Dalam Silatnas pegiat Maiyah tahun 2022, 11 Desember lalu, salah satu marja’, Pak Toto Rahardjo, mengatakan bahwa maiyahan itu tidak berhenti di diskusi, di sinau bareng. Maiyahan juga bisa berupa aktivitas harian dalam hidup, di segala bidang.

Lebih spesifik beliau jelaskan, berperan aktif dalam kegiatan yang membangun kehidupan masyarakat yang lebih baik, adalah maiyahan. Mengelola irigasi dengan sistem yang adil untuk semua petani di sebuah wilayah, misalnya. Di dunia perdagangan, misalnya membangun sistem yang memberdayakan para pedagang kecil di tengah cengkeraman penguasa modal. Beliau mengatakan, kerja-kerja semacam itu adalah Maiyah banget.

Dan yang penting untuk kita fahami adalah, kerja-kerja itu tidak harus dalam lingkup besar yang membutuhkan kekuatan politik, kapital, atau intelektual tingkat tinggi. Tingkat individu saja sudah cukup. Sesuai kemampuan. Tidak menunggu begini dan begitu. Layukalifullahu nafsan ila wus’aha. Allah tidak membebani di luar kesanggupan si hamba. Misalnya, kalau bisanya baru menata sandal jamaah masjid agar tidak terinjak, ya lakukan. Itu Maiyah banget. Atau sekadar kalau makan selalu dihabiskan agar tidak ada yang terbuang percuma, ya lakukan saja. Karena perubahan besar bermula dari langkah kecil. Kalau di edisi kemarin, Suluk Surakartan menyebutnya langkah pertama.

Dan satu hal lagi dipertegas oleh Pak Totok. Yakni inovasi. Beliau berharap, orang Maiyah jadi inovator di bidangnya masing-masing. Dan kalau kita minilik metodologi belajar orang Maiyah di atas, kans itu terbuka lebar. Tinggal kita, orang Maiyah, mau atau tidak memasukinya.

Di simpul Suluk Surakartan sendiri, saya melihat terdapat banyak talenta di berbagai bidang. Dari seni visual, musik, sastra, psikologi, bisnis, pendidikan, alam, mekanika, yang masing-masing bidang tersebut masih memiliki keragaman spesifikasi lagi. Nah, kalau di semua bidang itu ada inovatornya, kita sudah punya peran besar untuk perbaikan peradaban dunia.

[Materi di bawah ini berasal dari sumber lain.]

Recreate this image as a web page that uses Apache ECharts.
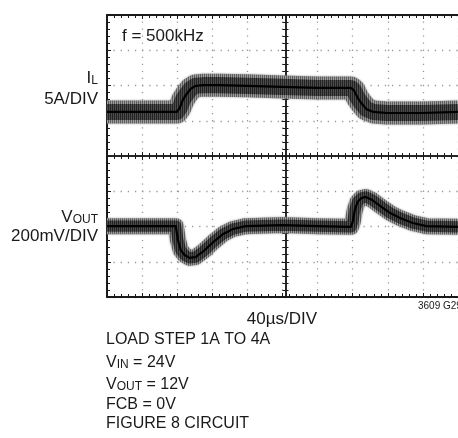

Namun, Mas Sabrang pernah menjelaskan bahwa tidak semua manusia harus kreatif dan inovatif. Ada sebagian orang yang bertugas merawat hasil inovasi tersebut. Jadi jangan memaksa diri untuk kreatif dan inovatif. Alamiah saja. Dan untuk bisa mengambil langkah yang tepat adalah dengan mengenali diri sebaik-baiknya. Agar tepat dalam menempatkan diri untuk berperan. Kalau bagian kita bukan untuk berinovasi, merawat hasil inovasi saudara kita yang berfaedah bagi kehidupan, adalah juga sangat Maiyah.